En revanche, ne constituent pas des circonstances vexatoires un échange de propos désagréables au cours de l’assemblée ayant révoqué le dirigeant dès lors que ces propos n’ont pas dégénéré en dispute et qu’aucune publicité externe ne leur a donné un caractère diffamatoire (CA Rennes 25 février 1972) ou encore la communication de la société sur la révocation de son dirigeant.

– Non-respect du principe du contradictoire et des droits de la défense : la révocation revêt un caractère abusif lorsqu’elle a été décidée brutalement, sans que le dirigeant n’ait eu connaissance des motifs de sa révocation (Cass, Com, 14 mai 2013 n°11-22.845). De même, lorsque le dirigeant n’a pas été mis en mesure de présenter des observations sur sa révocation (Cass, com, 29 mars 2011 n°10-17.667) et de débattre contradictoirement.

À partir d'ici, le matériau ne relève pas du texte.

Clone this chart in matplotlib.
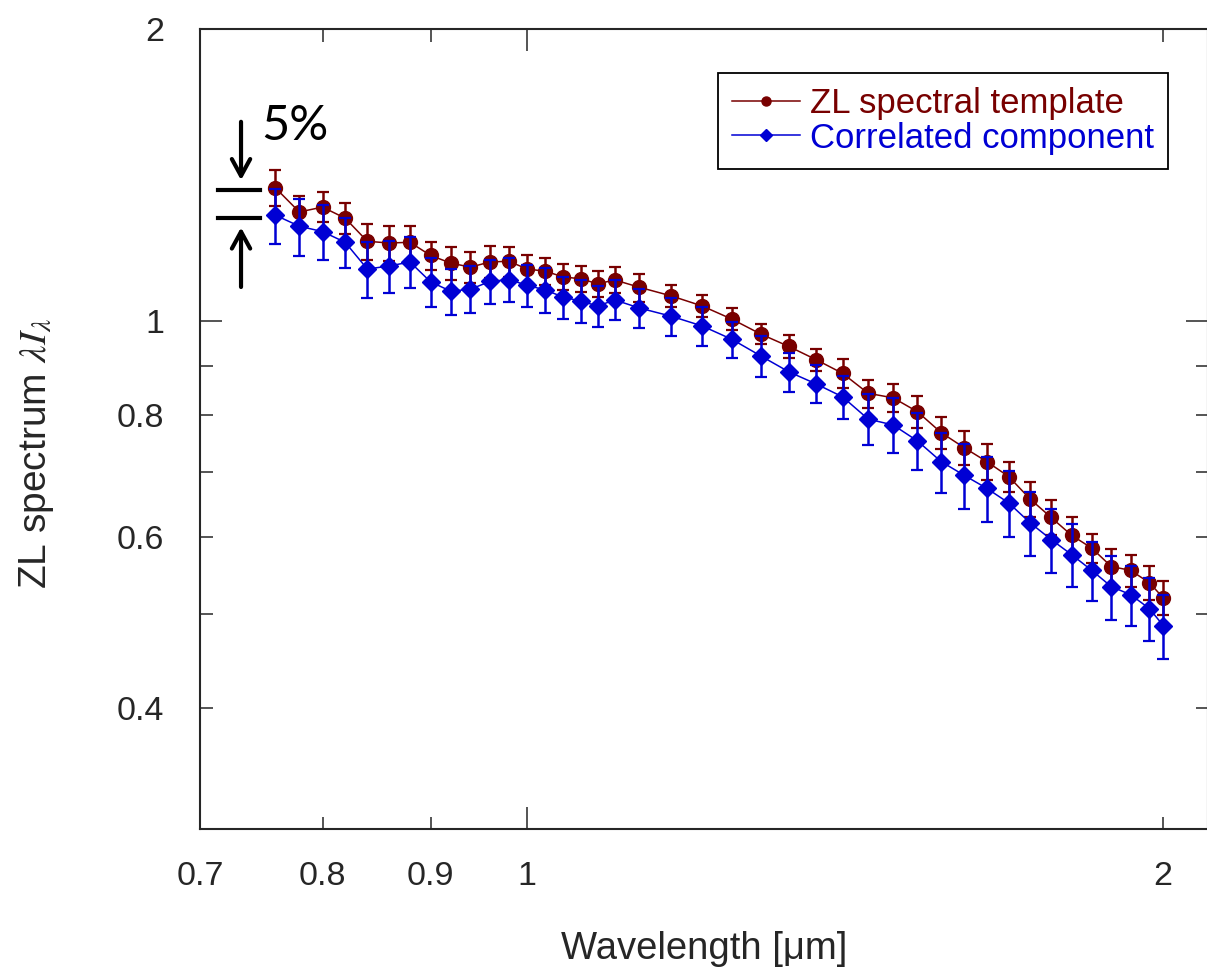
import numpy as np
import matplotlib
matplotlib.use("Agg")
import matplotlib.pyplot as plt
from matplotlib.lines import Line2D

plt.rcParams['font.family'] = ['Liberation Sans', 'DejaVu Sans']
plt.rcParams['mathtext.fontset'] = 'stix'

# wavelength grid [um]
wavelength = [0.76, 0.78, 0.80, 0.82, 0.84, 0.86, 0.88, 0.90, 0.92, 0.94,
              0.96, 0.98, 1.00, 1.02, 1.04, 1.06, 1.08, 1.10,
              1.13, 1.17, 1.21, 1.25, 1.29, 1.33, 1.37, 1.41, 1.45, 1.49,
              1.53, 1.57, 1.61, 1.65, 1.69, 1.73, 1.77, 1.81, 1.85, 1.89,
              1.93, 1.97, 2.00]

# ZL spectral template
zl_template = [1.372, 1.296, 1.311, 1.277, 1.209, 1.204, 1.206, 1.169, 1.148, 1.137,
               1.151, 1.153, 1.132, 1.126, 1.111, 1.106, 1.093, 1.103,
               1.084, 1.062, 1.037, 1.005, 0.970, 0.942, 0.913, 0.884, 0.843, 0.834,
               0.807, 0.768, 0.741, 0.717, 0.692, 0.656, 0.628, 0.602, 0.584, 0.559,
               0.554, 0.538, 0.519]
zl_template_err = [0.059, 0.049, 0.047, 0.046, 0.052, 0.049, 0.049, 0.039, 0.046, 0.041,
                   0.044, 0.041, 0.038, 0.037, 0.034, 0.034, 0.034, 0.034,
                   0.036, 0.028, 0.027, 0.026, 0.023, 0.025, 0.024, 0.030, 0.028, 0.028,
                   0.031, 0.029, 0.030, 0.031, 0.025, 0.027, 0.026, 0.026, 0.020, 0.024,
                   0.021, 0.022, 0.021]

# correlated component
correlated = [1.286, 1.253, 1.237, 1.206, 1.132, 1.140, 1.151, 1.098, 1.074, 1.079,
              1.099, 1.104, 1.089, 1.077, 1.059, 1.049, 1.037, 1.052,
              1.032, 1.012, 0.989, 0.958, 0.921, 0.887, 0.862, 0.836, 0.793, 0.782,
              0.753, 0.717, 0.694, 0.673, 0.650, 0.620, 0.596, 0.575, 0.554, 0.533,
              0.523, 0.506, 0.486]
correlated_err = [0.084, 0.085, 0.080, 0.072, 0.074, 0.071, 0.069, 0.063, 0.059, 0.060,
                  0.058, 0.058, 0.055, 0.057, 0.053, 0.053, 0.050, 0.050,
                  0.047, 0.046, 0.045, 0.041, 0.044, 0.041, 0.039, 0.042, 0.048, 0.051,
                  0.051, 0.051, 0.054, 0.051, 0.051, 0.047, 0.045, 0.043, 0.039, 0.040,
                  0.037, 0.038, 0.037]

red = '#780000'
blue = '#0000d4'
ink = '#262626'

fig = plt.figure(figsize=(12.07, 9.67), dpi=100)
W, H = 1207, 967
ax = fig.add_axes([200 / W, 1 - 829 / H, 1008 / W, 800 / H])

ax.errorbar(wavelength, zl_template, yerr=zl_template_err, fmt='-o', color=red,
            ms=10, lw=1.1, elinewidth=1.8, capsize=4, capthick=1.6, zorder=2)
ax.errorbar(wavelength, correlated, yerr=correlated_err, fmt='-D', color=blue,
            ms=9.5, lw=1.1, elinewidth=1.8, capsize=4, capthick=1.6, zorder=3)

ax.set_xscale('log')
ax.set_yscale('log')
ax.set_xlim(0.7, 2.1)
ax.set_ylim(0.3, 2.0)

# ticks
ax.set_xticks([1], ['1'])
ax.set_xticks([0.7, 0.8, 0.9, 2], ['0.7', '0.8', '0.9', '2'], minor=True)
ax.set_yticks([1], ['1'])
ax.set_yticks([0.3, 0.4, 0.5, 0.6, 0.7, 0.8, 0.9, 2],
              ['', '0.4', '', '0.6', '', '0.8', '', '2'], minor=True)
ax.tick_params(which='both', direction='in', top=True, right=True,
               width=1.1, color=ink, labelcolor=ink, labelsize=24.5)
ax.tick_params(which='major', length=16)
ax.tick_params(which='minor', length=9)
ax.tick_params(axis='x', which='both', pad=23)
ax.tick_params(axis='y', which='both', pad=26)
for sp in ax.spines.values():
    sp.set_linewidth(1.5)
    sp.set_color(ink)

ax.set_xlabel('Wavelength [\u03bcm]', fontsize=27.5, color=ink)
ax.xaxis.set_label_coords(0.5, -0.128)
ax.set_ylabel(r'ZL spectrum $\lambda I_\lambda$', fontsize=28, color=ink)
ax.yaxis.set_label_coords(-0.143, 0.47)

handles = [Line2D([], [], color=red, marker='o', ms=6.5, lw=1.1),
           Line2D([], [], color=blue, marker='D', ms=6, lw=1.1)]
leg = ax.legend(handles, ['ZL spectral template', 'Correlated component'],
                loc='upper right', bbox_to_anchor=(0.960, 0.945), borderaxespad=0,
                fontsize=25, fancybox=False, framealpha=1, edgecolor='black',
                handlelength=1.95, handletextpad=0.28, labelspacing=0.05,
                borderpad=0.4, labelcolor='linecolor')
leg.get_frame().set_linewidth(1.3)

# 5% marker
ax.plot([0.018, 0.0595], [0.799, 0.799], transform=ax.transAxes, color='k', lw=3, clip_on=False)
ax.plot([0.018, 0.0595], [0.764, 0.764], transform=ax.transAxes, color='k', lw=3, clip_on=False)
arrow = dict(arrowstyle='->,head_length=0.55,head_width=0.3', color='k', lw=3,
             mutation_scale=22, shrinkA=0, shrinkB=0)
ax.annotate('', xy=(0.0407, 0.811), xytext=(0.0407, 0.884),
            xycoords='axes fraction', textcoords='axes fraction', arrowprops=arrow)
ax.annotate('', xy=(0.0407, 0.752), xytext=(0.0407, 0.6775),
            xycoords='axes fraction', textcoords='axes fraction', arrowprops=arrow)
ax.text(0.061, 0.861, '5%', transform=ax.transAxes, fontsize=35,
        family=['Lato', 'DejaVu Sans'], color='k', va='baseline', ha='left')

fig.savefig('out.png', dpi=100)
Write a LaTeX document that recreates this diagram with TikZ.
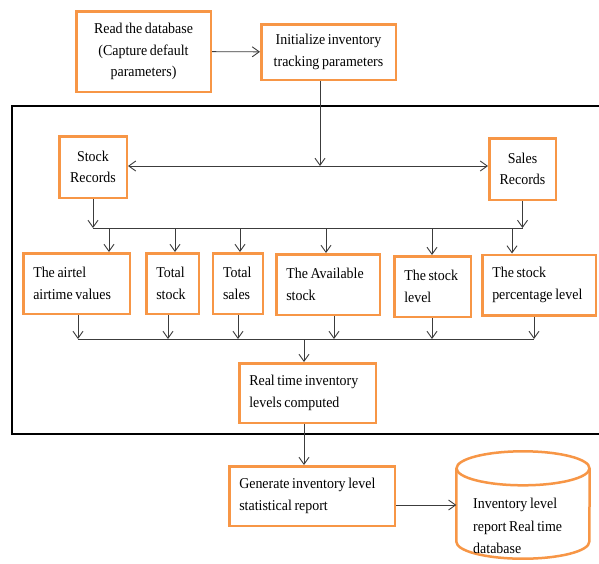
\documentclass[tikz,border=0pt]{standalone}
\usepackage{fontspec}
\setmainfont{Liberation Serif}[FakeStretch=0.93,WordSpace=0.75]
\usepackage{tikz}
\usetikzlibrary{positioning,calc,arrows.meta}
\definecolor{boxorange}{RGB}{247,150,70}
\definecolor{linegray}{RGB}{60,60,60}
\tikzstyle{procbox} = [draw=boxorange, line width=2.5pt, fill=white, align=center, inner xsep=10pt, font=\fontsize{15}{21.5}\selectfont]
\tikzstyle{leftbox} = [procbox, align=flush left]
\tikzstyle{line} = [draw=linegray, line width=0.9pt]
\tikzstyle{arrline} = [line, -{Straight Barb[length=7pt,width=10pt]}]
\tikzstyle{dbline} = [draw=boxorange, line width=2.5pt]

\begin{document}
\begin{tikzpicture}[x=1pt,y=-1pt]
\clip (0,0) rectangle (599,563);
\fill[white] (0,0) rectangle (599,563);
% outer frame
\draw[line width=2pt] (12,106) rectangle (610,434);

\node[procbox, minimum width=134.5pt, minimum height=80.5pt] (read) at (143.5,51.5) {Read the database\\(Capture default\\parameters)};
\node[procbox, minimum width=134.5pt, minimum height=55.5pt] (init) at (328.5,52) {Initialize inventory\\tracking parameters};
\node[procbox, minimum width=67.5pt, minimum height=61.5pt] (stock) at (93,167) {Stock\\Records};
\node[procbox, minimum width=66.5pt, minimum height=61.5pt] (sales) at (522.5,169) {Sales\\Records};

% row of values
\node[leftbox, text width=86.5pt, minimum height=60.5pt] (airtel) at (76.5,283.5) {The airtel\\airtime values};
\node[leftbox, text width=32.5pt, minimum height=60.5pt] (totstock) at (172.5,283.5) {Total\\stock};
\node[leftbox, text width=30pt, minimum height=60.5pt] (totsales) at (238,283.5) {Total\\sales};
\node[leftbox, text width=83.5pt, minimum height=60.5pt] (avail) at (328,284.5) {The Available\\stock};
\node[leftbox, text width=56.5pt, minimum height=60.5pt] (stocklevel) at (432.5,286.5) {The stock\\level};
\node[leftbox, text width=93.5pt, minimum height=60.5pt] (percent) at (539,285) {The stock\\percentage level};

\node[leftbox, text width=116.5pt, minimum height=59.5pt] (realtime) at (307.5,393) {Real time inventory\\levels computed};
\node[leftbox, text width=145.5pt, minimum height=59.5pt] (generate) at (312,496) {Generate inventory level\\statistical report};

% database cylinder
\node[minimum width=133pt, minimum height=107pt] (db) at (523,505) {};
\draw[dbline] ([yshift=-17pt]db.north) ellipse [x radius=66.5pt, y radius=17pt];
\draw[dbline] ([yshift=-17pt]db.north west) -- ([yshift=17pt]db.south west)
  arc[start angle=180, end angle=360, x radius=66.5pt, y radius=17pt] -- ([yshift=-17pt]db.north east);
\node[align=left, anchor=west, inner sep=0pt, font=\fontsize{15}{22.5}\selectfont] (dbtext) at (473,526) {Inventory level\\report Real time\\database};

% connectors
\coordinate (split) at (320,166);
\coordinate (busA) at (0,228);
\coordinate (busB) at (0,339);
\draw[arrline] (read) -- (init);
\draw[arrline] (init.south -| split) -- (split);
\draw[line, {Straight Barb[length=7pt,width=10pt]}-{Straight Barb[length=7pt,width=10pt]}] (stock.east |- split) -- (sales.west |- split);
\draw[arrline] (stock.south) -- (stock.south |- busA);
\draw[arrline] (sales.south) -- (sales.south |- busA);
\draw[line] (stock.south |- busA) -- (sales.south |- busA);
\foreach \x/\n in {109/airtel,175/totstock,240/totsales,326/avail,432/stocklevel,512/percent}
  \draw[arrline] (busA -| \x,0) -- (\n.north -| \x,0);
\foreach \x/\n in {78/airtel,168/totstock,238/totsales,334/avail,432/stocklevel,534/percent}
  \draw[arrline] (\n.south -| \x,0) -- (busB -| \x,0);
\draw[line] (busB -| 78,0) -- (busB -| 534,0);
\draw[arrline] (busB -| 304,0) -- (realtime.north -| 304,0);
\draw[arrline] (realtime.south -| 304,0) -- (generate.north -| 304,0);
\draw[arrline] (generate.east |- db.west) -- (db.west);
\end{tikzpicture}
\end{document}
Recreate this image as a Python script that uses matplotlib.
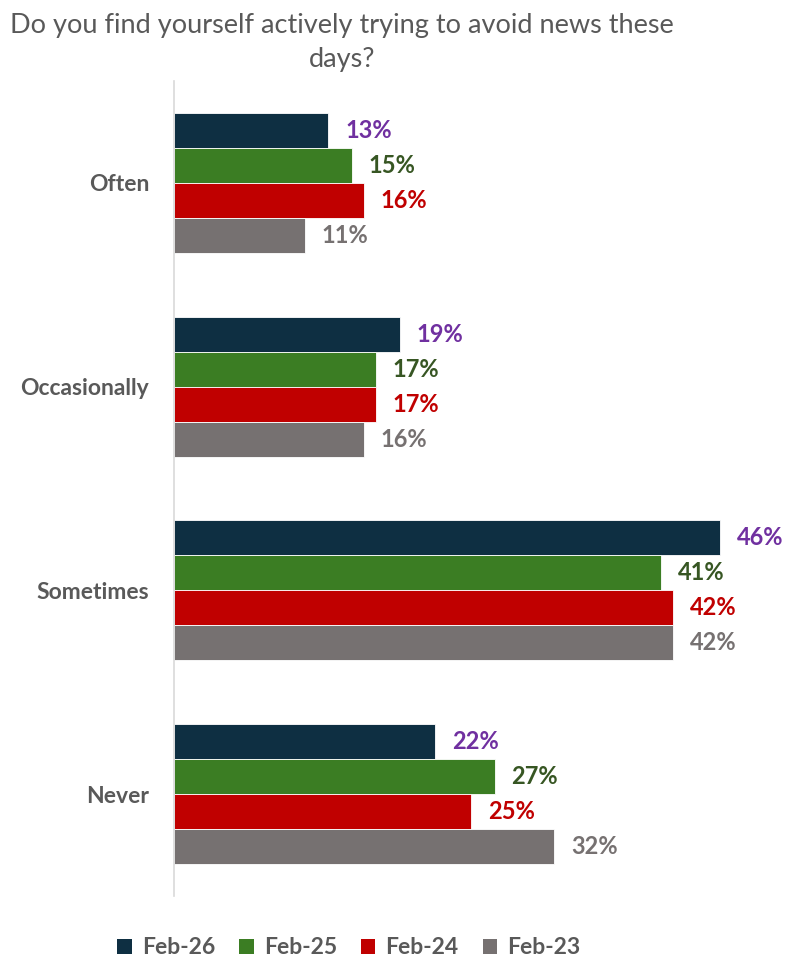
import matplotlib
matplotlib.use("Agg")
import matplotlib.pyplot as plt
from matplotlib.patches import Patch
import numpy as np

plt.rcParams['font.family'] = ['Lato', 'DejaVu Sans']

categories = ["Often", "Occasionally", "Sometimes", "Never"]
series_names = ["Feb-26", "Feb-25", "Feb-24", "Feb-23"]
feb26 = [13, 19, 46, 22]
feb25 = [15, 17, 41, 27]
feb24 = [16, 17, 42, 25]
feb23 = [11, 16, 42, 32]

bar_colors = ["#0E2F42", "#3B7D23", "#C00000", "#767171"]
label_colors = ["#7030A0", "#375623", "#C00000", "#767171"]
text_gray = "#595959"

fig = plt.figure(figsize=(7.86, 9.61), dpi=100)
ax = fig.add_axes([174 / 786, 65 / 961, 594 / 786, 815 / 961])

y = np.arange(len(categories))
h = 0.172
series = [feb26, feb25, feb24, feb23]
for i, (vals, bc, lc) in enumerate(zip(series, bar_colors, label_colors)):
    pos = y + (i - 1.5) * h
    ax.barh(pos, vals, height=h, color=bc, edgecolor="white", linewidth=0.6)
    for p, v in zip(pos, vals):
        ax.text(v + 1.4, p, f"{v}%", va="center", ha="left",
                fontsize=17, fontweight="bold", color=lc)

ax.set_xlim(0, 50)
ax.set_ylim(3.5, -0.5)
ax.set_yticks(y)
ax.set_yticklabels(categories, fontsize=16.5, fontweight="bold", color=text_gray)
ax.tick_params(axis="y", length=0, pad=18)
ax.set_xticks([])
for s in ["top", "right", "bottom"]:
    ax.spines[s].set_visible(False)
ax.spines["left"].set_color("#D9D9D9")
ax.spines["left"].set_linewidth(1.2)

fig.text(342 / 786, 1 - 25 / 961, "Do you find yourself actively trying to avoid news these",
         ha="center", va="center", fontsize=19.5, color=text_gray)
fig.text(342 / 786, 1 - 60 / 961, "days?",
         ha="center", va="center", fontsize=19.5, color=text_gray)

handles = [Patch(facecolor=c, edgecolor="none") for c in bar_colors]
leg = fig.legend(handles, series_names, loc="center", bbox_to_anchor=(349 / 786, 1 - 948 / 961),
                 ncol=4, frameon=False, fontsize=16.5, handlelength=0.62, handleheight=0.62,
                 columnspacing=1.05, handletextpad=0.45)
for t in leg.get_texts():
    t.set_color(text_gray)
    t.set_fontweight("bold")

fig.savefig("out.png", dpi=100, facecolor="white")
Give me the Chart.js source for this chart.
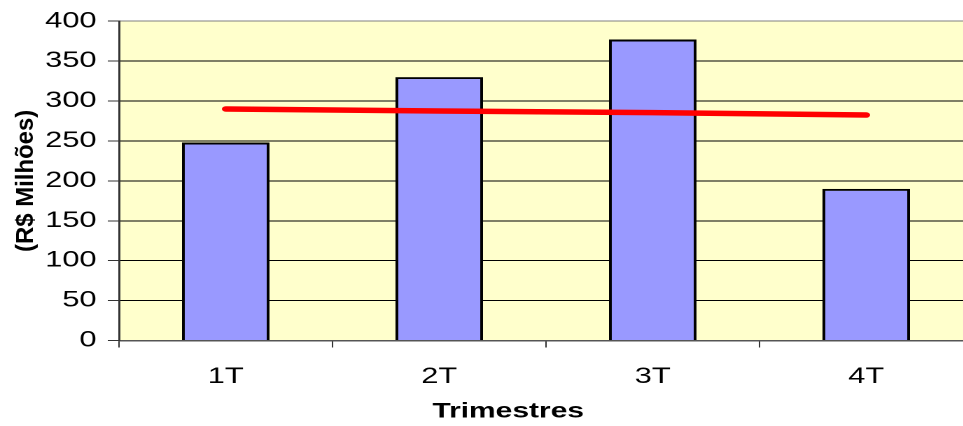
<!DOCTYPE html>
<html lang="pt-BR">
<head>
<meta charset="utf-8">
<title>Trimestres</title>
<script src="https://cdn.jsdelivr.net/npm/chart.js@4/dist/chart.umd.min.js"></script>
<style>
  html, body { margin: 0; padding: 0; background: #ffffff; overflow: hidden; width: 963px; height: 426px; }
  /* the chart is laid out narrow and widened horizontally, like the wide Excel-style lettering */
  #wrap { width: 700px; height: 426px; transform: scaleX(1.4); transform-origin: 0 0; }
</style>
</head>
<body>
<div id="wrap"><canvas id="chart"></canvas></div>
<script>
// Quarterly values (R$ millions)
const categories = ['1T', '2T', '3T', '4T'];
const trimestral = [248, 330, 377, 190];
const media = [290, 287.5, 285.5, 282.5];
const yMin = 0;
const yMax = 400;
const yStep = 50;
const yTitle = '(R$ Milhões)';
const xTitle = 'Trimestres';

const STRETCH = 1.4;
const FONT = "'Liberation Sans', Arial, Helvetica, sans-serif";

// yellow plot background
const plotBackground = {
  id: 'plotBackground',
  beforeDraw(chart) {
    const { ctx, chartArea: a } = chart;
    ctx.save();
    ctx.fillStyle = '#FFFFCC';
    ctx.fillRect(a.left, a.top, a.width, a.height);
    ctx.restore();
  }
};

// axis captions, drawn with normal proportions
const axisCaptions = {
  id: 'axisCaptions',
  afterDraw(chart) {
    const { ctx, chartArea: a } = chart;
    ctx.save();
    ctx.fillStyle = '#000000';
    ctx.font = 'bold 23px ' + FONT;
    ctx.textAlign = 'center';
    ctx.textBaseline = 'middle';
    ctx.translate(26 / STRETCH, (a.top + a.bottom) / 2);
    ctx.scale(1 / STRETCH, 1);
    ctx.rotate(-Math.PI / 2);
    ctx.scale(1.04, 1.08);
    ctx.fillText(yTitle, 0, 0);
    ctx.restore();

    ctx.save();
    ctx.fillStyle = '#000000';
    ctx.font = 'bold 21px ' + FONT;
    ctx.textAlign = 'center';
    ctx.textBaseline = 'middle';
    ctx.translate(a.left + 278, a.bottom + 71);
    ctx.scale(1.02, 1);
    ctx.fillText(xTitle, 0, 0);
    ctx.restore();
  }
};

new Chart(document.getElementById('chart'), {
  data: {
    labels: categories,
    datasets: [
      {
        type: 'line',
        label: 'Média',
        data: media,
        borderColor: '#FF0000',
        borderWidth: 5.5,
        borderCapStyle: 'round',
        borderJoinStyle: 'round',
        pointRadius: 0,
        tension: 0,
        order: 0
      },
      {
        type: 'bar',
        label: 'Trimestral',
        data: trimestral,
        backgroundColor: '#9999FF',
        borderColor: '#000000',
        borderWidth: 2,
        borderSkipped: 'bottom',
        categoryPercentage: 1,
        barPercentage: 0.41,
        order: 1
      }
    ]
  },
  options: {
    responsive: true,
    maintainAspectRatio: false,
    animation: false,
    devicePixelRatio: 2,
    layout: { padding: { left: 0, top: 20.5, right: 5, bottom: 0 } },
    plugins: {
      legend: { display: false },
      tooltip: { enabled: false },
      title: { display: false }
    },
    scales: {
      x: {
        type: 'category',
        offset: true,
        afterFit(scale) { scale.height = 85.5; },
        grid: {
          display: true,
          offset: true,
          drawOnChartArea: false,
          drawTicks: true,
          tickLength: 7,
          color: '#333333'
        },
        border: { display: true, color: '#555555', width: 1.5 },
        ticks: {
          color: '#000000',
          font: { family: FONT, size: 22 },
          padding: 16,
          maxRotation: 0
        }
      },
      y: {
        min: yMin,
        max: yMax,
        afterFit(scale) { scale.width = 85; },
        grid: {
          color: (c) => (c.tick && c.tick.value === yMax ? '#808080' : (c.tick && c.tick.value === yMin ? '#555555' : '#000000')),
          tickColor: '#333333',
          tickLength: 8,
          drawTicks: true
        },
        border: { display: true, color: '#333333', width: 1.5 },
        ticks: {
          stepSize: yStep,
          color: '#000000',
          font: { family: FONT, size: 22 },
          padding: 8
        }
      }
    }
  },
  plugins: [plotBackground, axisCaptions]
});
</script>
</body>
</html>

Ainsi, il faut retenir que si la révocation est par principe libre, qu’elle peut être décidée même sans avoir été inscrite à l’ordre du jour, tout n’est pas permis, le principe du contradictoire devant toujours être respecté. Tel n’est pas le cas lorsque le dirigeant n’est pas convoqué à l’assemblée statuant sur sa révocation, n’a pas connaissance des motifs de sa révocation, ou n’est pas en mesure de présenter des observations.

4. OBTENIR LA NULLITE DE LA REVOCATION DU DIRIGEANT, EST-CE POSSIBLE ?

L’annulation de délibérations ayant statué sur la révocation du dirigeant est très rare en pratique, pour deux raisons.

D’une part, le dirigeant révoqué, désavoué par sa société souhaitera rarement être réintégré dans ses fonctions. Il aura davantage intérêt à agir sur le terrain de la responsabilité extracontractuelle pour tenter d’obtenir des dommages et intérêts – qui peuvent être conséquents – visant à réparer les préjudices résultant d’un éventuel abus dans sa révocation ou pour absence de justes motifs lorsque la révocation doit être justifiée. Il apparait qu’en pratique les dirigeants révoqués préfèrent nettement cette voie de l’indemnisation, plutôt que celle de l’annulation de la révocation (qui n’entrainerait d’ailleurs pas nécessairement rétablissement dans les fonctions).

D’autre part, aucun texte ne prévoit la sanction de la nullité pour une révocation qui n’aurait pas été prise conformément aux statuts de la société. Or, en droit des sociétés, la violation de clauses statutaires n’entraine pas nécessairement l’annulation des actes et délibérations pris en violation des statuts. Il semble, au regard de l’absence de jurisprudence rendue en la matière, que le non-respect d’une clause statutaire de révocation du dirigeant ne soit pas une cause de nullité en droit des sociétés.

Néanmoins, dans certaines affaires, la nullité de la révocation a pu être prononcée par certaines juridictions.

C’est le cas dans une affaire portée devant la Cour d’appel de Paris (CA Paris 2 octobre 2014, n°13-24889) où les juges ont annulé la révocation du dirigeant, dont les circonstances étaient abusives, et finalement prononcé la révocation judiciaire. Il s’agit toutefois d’un arrêt isolé, dont les faits d’espèce sont particuliers. La doctrine a critiqué cette décision dans la mesure où la révocation abusive n’ouvre droit, en principe, qu’à réparation par voie de dommages et intérêts. 

Il ne peut en outre être exclu qu’une délibération irrégulière ayant statué sur la révocation (prise par le mauvais organe, à des conditions de vote ne respectant pas les prescriptions légales ou statutaires, par exemple) puisse être annulée : mais il ne s’agirait pas ici de la sanction de la révocation en ce qu’elle est abusive ou infondée, mais plutôt de la sanction de l’inobservation d’autres règles du droit des sociétés dont le respect est requis à peine de nullité.

Enfin, dans un arrêt récent, la Cour d’appel de Paris a retenu le fondement de la fraude pour annuler la délibération ayant révoqué des dirigeants et prononcer leur rétablissement dans leurs fonctions (CA Paris, 31 mars 2022, n°21/02463). Dans cette affaire, la révocation des dirigeants avait été prise en violation de plusieurs dispositions statutaires et caractérisait l’existence d’une fraude commise au détriment des dirigeants. L’adage fraus omnia corrumpit (« la fraude corrompt tout ») trouve donc à s’appliquer en matière de révocation du dirigeant de société.